At first, BP CEO Tony Hayward refused to take blame for the disaster, instead pointing the finger at the company that made the drilling rig. He also said that when compared to the amount of water surrounding it, the oil spill was small.
The Deepwater Horizon incident turned out to be the largest marine oil spill in history. The company continued to issue press releases and official communications that downplayed the effects and put the fault on others.
While this example is certainly not as funny as the others on this list, there’s still a lot to be learned from the corporation’s response; Mainly, that you’ve got to take responsibility for your mistakes.
When the lives of people and wildlife are at stake, you can’t afford to make any public relations or marketing blunders.
3. Set up shop in Rhode Iceland?
The state of Rhode Island is known for beautiful coastlines, fantastic seafood and sailboats on sailboats on sailboats. What it’s not known for? Being Iceland.
However, in one video produced by the Rhode Island Commerce Corporation, scenes from Rhode Island were interspersed with landscapes from Iceland. Yikes.

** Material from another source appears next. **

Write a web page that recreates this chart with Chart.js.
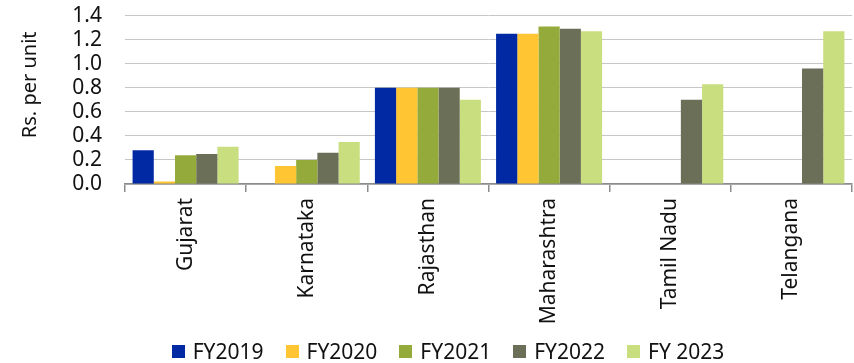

Those from outside Rhode Island may not be able to spot the differences, but RI residents sure did, and they let Gov. Gina Raimondo know when she tweeted the video (which for some reason is still up).
— Gina Raimondo (@GovRaimondo) March 29, 2016
Only a short snippet from Iceland was used, but it was enough to show that the Commerce Corporation didn’t closely edit (or maybe care) about the marketing video. The organization quickly issued an apology and stated that it hired a local business to make the video.

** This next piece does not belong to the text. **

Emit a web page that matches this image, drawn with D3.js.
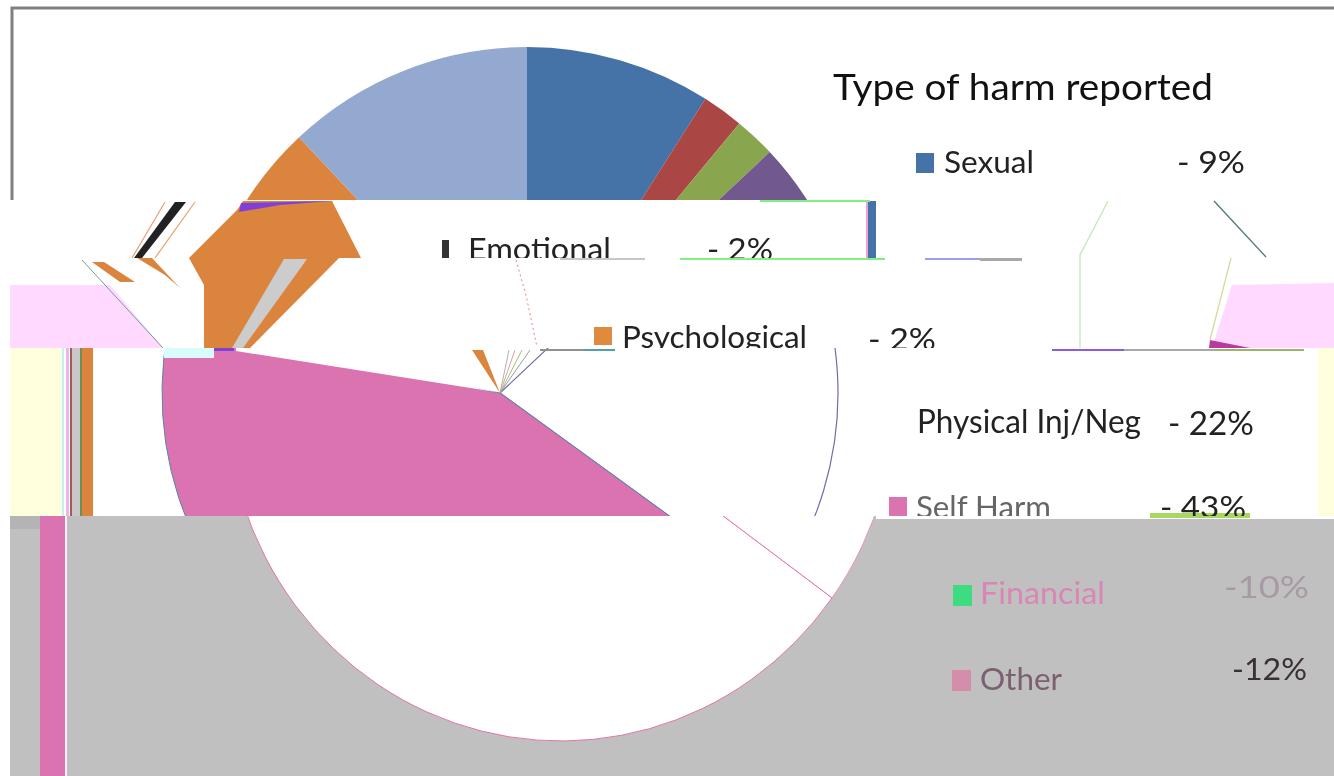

For something that cost $5 million to produce, you’d think there would be time to make sure only Rhode Island is featured in it.
Moral of the story: Double, triple and quadruple check what you’re putting out there lest you end up falling on your face.
4. IBM’s OMG for STEM
When I was a kid, the toys marketed toward girls mainly consisted of baby dolls, dress-up princesses, play kitchens and house cleaning tools
(Thankfully, in today’s world, young girls have more variety and aren’t constricted to toys deemed solely for traditional female roles).
But for some reason, IBM thought it would be a good idea to market to women in the same vein. The goal of the campaign was to appeal to females interested in the STEM – science, technology, engineering and mathematics – fields.
Its “Hack a Hair Dryer” campaign backfired quickly.
Many complained that the video came across as sexist. Did the brand think it could appeal to their audience only through messages that featured objects used generally more by women? What’s next? Hack your laundry? Hack your shoe shopping?
It’s clear that IBM did not think this strategy through, and instead of drawing women in, it turned them off from the brand.
You have to always understand and empathize with your audience. Your messages should be crafted around what you know they respond to, not what you think they do.
5. Microsoft’s bad bot
Microsoft makes the list twice – the second time for creating a Twitter bot that took a bad turn.
What happened was not so much Microsoft’s fault, but the corporation definitely should have weighed all potential pitfalls when coming up with this feature.
In March 2016, Microsoft introduced Tay, an artificial intelligence chatbot on Twitter. The goal of Tay was to converse with others by simulating human language that it gleaned from Twitter users. As we all know, there are plenty of people on the internet who relish the opportunity to ruin things.
It didn’t take long – less than 24 hours, in fact – for Tay to adopt the language of those who were tweeting at it.
Simply put, Tay went from a chatbot that wanted to engage with humans to a chatbot that was racist, sexist, homophobic and xenophobic. All thanks to some immature Twitter users.
I won’t embed any of the tweets here, as most of them cross the line. But if you are inclined, please feel free to look them up.
Microsoft quickly realized its mistake and deactivated Tay, but the damage had already been done.
There are many B2B brands out there that get it right with their marketing strategies, but there are plenty that get it wrong. Just make sure you’re not taking a page out of any books from these examples.